═════ Data ═════

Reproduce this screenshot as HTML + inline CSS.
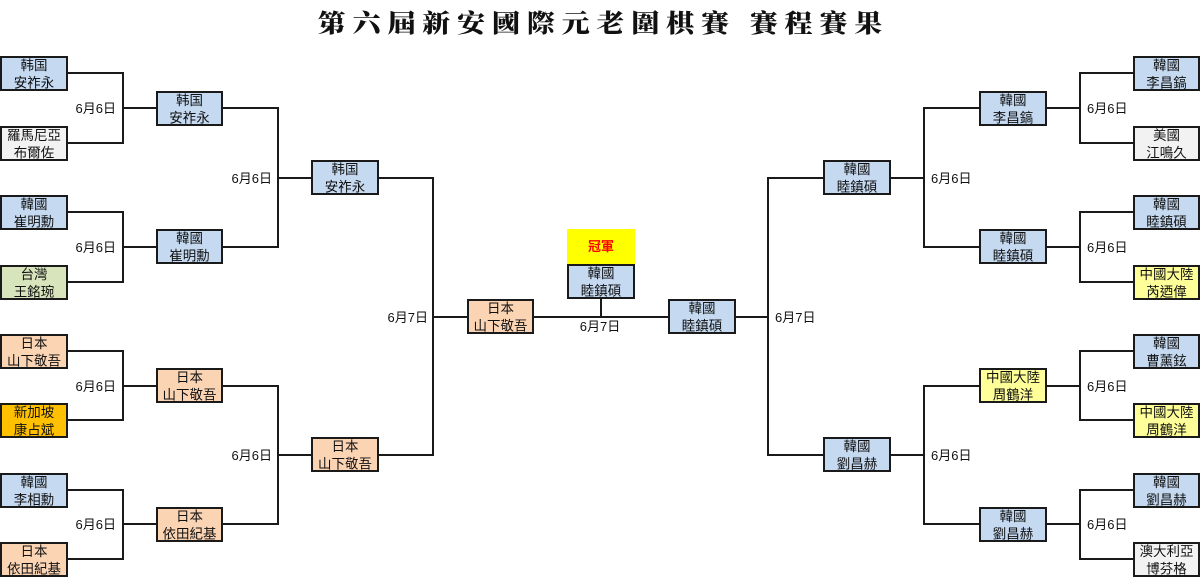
<!DOCTYPE html>
<html>
<head>
<meta charset="utf-8">
<style>
  html, body { margin: 0; padding: 0; background: #ffffff; }
  body { width: 1200px; height: 577px; overflow: hidden; }
  svg { display: block; }
  .t { font-family: "Liberation Sans", "Noto Sans CJK TC", "Noto Sans CJK SC", sans-serif; font-size: 13.5px; fill: #111; text-anchor: middle; }
  .l { font-family: "Liberation Sans", "Noto Sans CJK TC", "Noto Sans CJK SC", sans-serif; font-size: 13px; fill: #111; }
  .ttl { font-family: "Liberation Serif", "Noto Serif CJK SC", serif; font-size: 25px; font-weight: 900; fill: #111; }
  .bx { stroke: #1a1a1a; stroke-width: 2; }
  .ln { stroke: #1a1a1a; stroke-width: 2; fill: none; }
  .blue { fill: #c5d9f1; }
  .peach { fill: #fbd4b4; }
  .green { fill: #d7e4bc; }
  .orange { fill: #ffc000; }
  .ly { fill: #ffff99; }
  .grey { fill: #f2f2f2; }
</style>
</head>
<body>
<svg width="1200" height="577" viewBox="0 0 1200 577" xmlns="http://www.w3.org/2000/svg">
  <!-- Title -->
  <g transform="translate(600,0) scale(1.12,1)">
    <text class="ttl" x="0" y="32" text-anchor="middle" textLength="504" lengthAdjust="spacing">第六屆新安國際元老圍棋賽 賽程賽果</text>
  </g>

  <!-- Connector lines -->
  <path class="ln" d="M68 73 H123 V143 H68 M123 108 H156"/>
  <path class="ln" d="M68 212 H123 V282 H68 M123 247 H156"/>
  <path class="ln" d="M68 351 H123 V420 H68 M123 386 H156"/>
  <path class="ln" d="M68 490 H123 V559 H68 M123 524 H156"/>
  <path class="ln" d="M223 108 H278 V247 H223 M278 178 H311"/>
  <path class="ln" d="M223 386 H278 V524 H223 M278 455 H311"/>
  <path class="ln" d="M379 178 H433 V455 H379 M433 317 H467"/>
  <path class="ln" d="M534 317 H668 M601 299 V317"/>
  <path class="ln" d="M736 317 H768 M823 178 H768 V455 H823"/>
  <path class="ln" d="M891 178 H924 M979 108 H924 V247 H979"/>
  <path class="ln" d="M891 455 H924 M979 386 H924 V524 H979"/>
  <path class="ln" d="M1047 108 H1080 M1133 73 H1080 V143 H1133"/>
  <path class="ln" d="M1047 247 H1080 M1133 212 H1080 V282 H1133"/>
  <path class="ln" d="M1047 386 H1080 M1133 351 H1080 V420 H1133"/>
  <path class="ln" d="M1047 524 H1080 M1133 490 H1080 V559 H1133"/>

  <!-- Left R1 -->
  <rect class="bx blue" x="1" y="57" width="66" height="33"/>
  <text class="t" x="34" y="70">韩国</text><text class="t" x="34" y="87.5">安祚永</text>
  <rect class="bx grey" x="1" y="127" width="66" height="33"/>
  <text class="t" x="34" y="140">羅馬尼亞</text><text class="t" x="34" y="157.5">布爾佐</text>
  <rect class="bx blue" x="1" y="196" width="66" height="33"/>
  <text class="t" x="34" y="209">韓國</text><text class="t" x="34" y="226.5">崔明勳</text>
  <rect class="bx green" x="1" y="266" width="66" height="33"/>
  <text class="t" x="34" y="279">台灣</text><text class="t" x="34" y="296.5">王銘琬</text>
  <rect class="bx peach" x="1" y="335" width="66" height="33"/>
  <text class="t" x="34" y="348">日本</text><text class="t" x="34" y="365.5">山下敬吾</text>
  <rect class="bx orange" x="1" y="404" width="66" height="33"/>
  <text class="t" x="34" y="417">新加坡</text><text class="t" x="34" y="434.5">康占斌</text>
  <rect class="bx blue" x="1" y="474" width="66" height="33"/>
  <text class="t" x="34" y="487">韓國</text><text class="t" x="34" y="504.5">李相勳</text>
  <rect class="bx peach" x="1" y="543" width="66" height="33"/>
  <text class="t" x="34" y="556">日本</text><text class="t" x="34" y="573.5">依田紀基</text>

  <!-- Left R2 -->
  <rect class="bx blue" x="157" y="92" width="65" height="33"/>
  <text class="t" x="189.5" y="105">韩国</text><text class="t" x="189.5" y="122.5">安祚永</text>
  <rect class="bx blue" x="157" y="230" width="65" height="33"/>
  <text class="t" x="189.5" y="243">韓國</text><text class="t" x="189.5" y="260.5">崔明勳</text>
  <rect class="bx peach" x="157" y="369" width="65" height="33"/>
  <text class="t" x="189.5" y="382">日本</text><text class="t" x="189.5" y="399.5">山下敬吾</text>
  <rect class="bx peach" x="157" y="508" width="65" height="33"/>
  <text class="t" x="189.5" y="521">日本</text><text class="t" x="189.5" y="538.5">依田紀基</text>

  <!-- Left R3 -->
  <rect class="bx blue" x="312" y="161" width="66" height="33"/>
  <text class="t" x="345" y="174">韩国</text><text class="t" x="345" y="191.5">安祚永</text>
  <rect class="bx peach" x="312" y="438" width="66" height="33"/>
  <text class="t" x="345" y="451">日本</text><text class="t" x="345" y="468.5">山下敬吾</text>

  <!-- Semis -->
  <rect class="bx peach" x="468" y="300" width="65" height="33"/>
  <text class="t" x="500.5" y="313">日本</text><text class="t" x="500.5" y="330.5">山下敬吾</text>
  <rect class="bx blue" x="669" y="300" width="66" height="33"/>
  <text class="t" x="702" y="313">韓國</text><text class="t" x="702" y="330.5">睦鎮碩</text>

  <!-- Champion -->
  <rect x="567" y="229" width="68" height="35" fill="#ffff00"/>
  <text class="t" x="601" y="251" style="fill:#ff0000;font-weight:bold;font-size:13px;">冠軍</text>
  <rect class="bx blue" x="568" y="265" width="66" height="33"/>
  <text class="t" x="601" y="278">韓國</text><text class="t" x="601" y="295.5">睦鎮碩</text>

  <!-- Right R3 -->
  <rect class="bx blue" x="824" y="161" width="66" height="33"/>
  <text class="t" x="857" y="174">韓國</text><text class="t" x="857" y="191.5">睦鎮碩</text>
  <rect class="bx blue" x="824" y="438" width="66" height="33"/>
  <text class="t" x="857" y="451">韓國</text><text class="t" x="857" y="468.5">劉昌赫</text>

  <!-- Right R2 -->
  <rect class="bx blue" x="980" y="92" width="66" height="33"/>
  <text class="t" x="1013" y="105">韓國</text><text class="t" x="1013" y="122.5">李昌鎬</text>
  <rect class="bx blue" x="980" y="230" width="66" height="33"/>
  <text class="t" x="1013" y="243">韓國</text><text class="t" x="1013" y="260.5">睦鎮碩</text>
  <rect class="bx ly" x="980" y="369" width="66" height="33"/>
  <text class="t" x="1013" y="382">中國大陸</text><text class="t" x="1013" y="399.5">周鶴洋</text>
  <rect class="bx blue" x="980" y="508" width="66" height="33"/>
  <text class="t" x="1013" y="521">韓國</text><text class="t" x="1013" y="538.5">劉昌赫</text>

  <!-- Right R1 -->
  <rect class="bx blue" x="1134" y="57" width="65" height="33"/>
  <text class="t" x="1166.5" y="70">韓國</text><text class="t" x="1166.5" y="87.5">李昌鎬</text>
  <rect class="bx grey" x="1134" y="127" width="65" height="33"/>
  <text class="t" x="1166.5" y="140">美國</text><text class="t" x="1166.5" y="157.5">江鳴久</text>
  <rect class="bx blue" x="1134" y="196" width="65" height="33"/>
  <text class="t" x="1166.5" y="209">韓國</text><text class="t" x="1166.5" y="226.5">睦鎮碩</text>
  <rect class="bx ly" x="1134" y="266" width="65" height="33"/>
  <text class="t" x="1166.5" y="279">中國大陸</text><text class="t" x="1166.5" y="296.5">芮迺偉</text>
  <rect class="bx blue" x="1134" y="335" width="65" height="33"/>
  <text class="t" x="1166.5" y="348">韓國</text><text class="t" x="1166.5" y="365.5">曹薰鉉</text>
  <rect class="bx ly" x="1134" y="404" width="65" height="33"/>
  <text class="t" x="1166.5" y="417">中國大陸</text><text class="t" x="1166.5" y="434.5">周鶴洋</text>
  <rect class="bx blue" x="1134" y="474" width="65" height="33"/>
  <text class="t" x="1166.5" y="487">韓國</text><text class="t" x="1166.5" y="504.5">劉昌赫</text>
  <rect class="bx grey" x="1134" y="543" width="65" height="33"/>
  <text class="t" x="1166.5" y="556">澳大利亞</text><text class="t" x="1166.5" y="573.5">博芬格</text>

  <!-- Date labels left -->
  <text class="l" x="116" y="113" text-anchor="end">6月6日</text>
  <text class="l" x="116" y="252" text-anchor="end">6月6日</text>
  <text class="l" x="116" y="391" text-anchor="end">6月6日</text>
  <text class="l" x="116" y="529" text-anchor="end">6月6日</text>
  <text class="l" x="272" y="183" text-anchor="end">6月6日</text>
  <text class="l" x="272" y="460" text-anchor="end">6月6日</text>
  <text class="l" x="428" y="322" text-anchor="end">6月7日</text>
  <!-- center -->
  <text class="l" x="600" y="331" text-anchor="middle">6月7日</text>
  <!-- Date labels right -->
  <text class="l" x="775" y="322">6月7日</text>
  <text class="l" x="931" y="183">6月6日</text>
  <text class="l" x="931" y="460">6月6日</text>
  <text class="l" x="1087" y="113">6月6日</text>
  <text class="l" x="1087" y="252">6月6日</text>
  <text class="l" x="1087" y="391">6月6日</text>
  <text class="l" x="1087" y="529">6月6日</text>
</svg>
</body>
</html>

═════

### Required work
Please reproduce the listing exactly from its opening line through the line that contains "524 H1080 M1133", both included, with all pictures omitted.

### Result
Reproduce this screenshot as HTML + inline CSS.
<!DOCTYPE html>
<html>
<head>
<meta charset="utf-8">
<style>
  html, body { margin: 0; padding: 0; background: #ffffff; }
  body { width: 1200px; height: 577px; overflow: hidden; }
  svg { display: block; }
  .t { font-family: "Liberation Sans", "Noto Sans CJK TC", "Noto Sans CJK SC", sans-serif; font-size: 13.5px; fill: #111; text-anchor: middle; }
  .l { font-family: "Liberation Sans", "Noto Sans CJK TC", "Noto Sans CJK SC", sans-serif; font-size: 13px; fill: #111; }
  .ttl { font-family: "Liberation Serif", "Noto Serif CJK SC", serif; font-size: 25px; font-weight: 900; fill: #111; }
  .bx { stroke: #1a1a1a; stroke-width: 2; }
  .ln { stroke: #1a1a1a; stroke-width: 2; fill: none; }
  .blue { fill: #c5d9f1; }
  .peach { fill: #fbd4b4; }
  .green { fill: #d7e4bc; }
  .orange { fill: #ffc000; }
  .ly { fill: #ffff99; }
  .grey { fill: #f2f2f2; }
</style>
</head>
<body>
<svg width="1200" height="577" viewBox="0 0 1200 577" xmlns="http://www.w3.org/2000/svg">
  <!-- Title -->
  <g transform="translate(600,0) scale(1.12,1)">
    <text class="ttl" x="0" y="32" text-anchor="middle" textLength="504" lengthAdjust="spacing">第六屆新安國際元老圍棋賽 賽程賽果</text>
  </g>

  <!-- Connector lines -->
  <path class="ln" d="M68 73 H123 V143 H68 M123 108 H156"/>
  <path class="ln" d="M68 212 H123 V282 H68 M123 247 H156"/>
  <path class="ln" d="M68 351 H123 V420 H68 M123 386 H156"/>
  <path class="ln" d="M68 490 H123 V559 H68 M123 524 H156"/>
  <path class="ln" d="M223 108 H278 V247 H223 M278 178 H311"/>
  <path class="ln" d="M223 386 H278 V524 H223 M278 455 H311"/>
  <path class="ln" d="M379 178 H433 V455 H379 M433 317 H467"/>
  <path class="ln" d="M534 317 H668 M601 299 V317"/>
  <path class="ln" d="M736 317 H768 M823 178 H768 V455 H823"/>
  <path class="ln" d="M891 178 H924 M979 108 H924 V247 H979"/>
  <path class="ln" d="M891 455 H924 M979 386 H924 V524 H979"/>
  <path class="ln" d="M1047 108 H1080 M1133 73 H1080 V143 H1133"/>
  <path class="ln" d="M1047 247 H1080 M1133 212 H1080 V282 H1133"/>
  <path class="ln" d="M1047 386 H1080 M1133 351 H1080 V420 H1133"/>
  <path class="ln" d="M1047 524 H1080 M1133 490 H1080 V559 H1133"/>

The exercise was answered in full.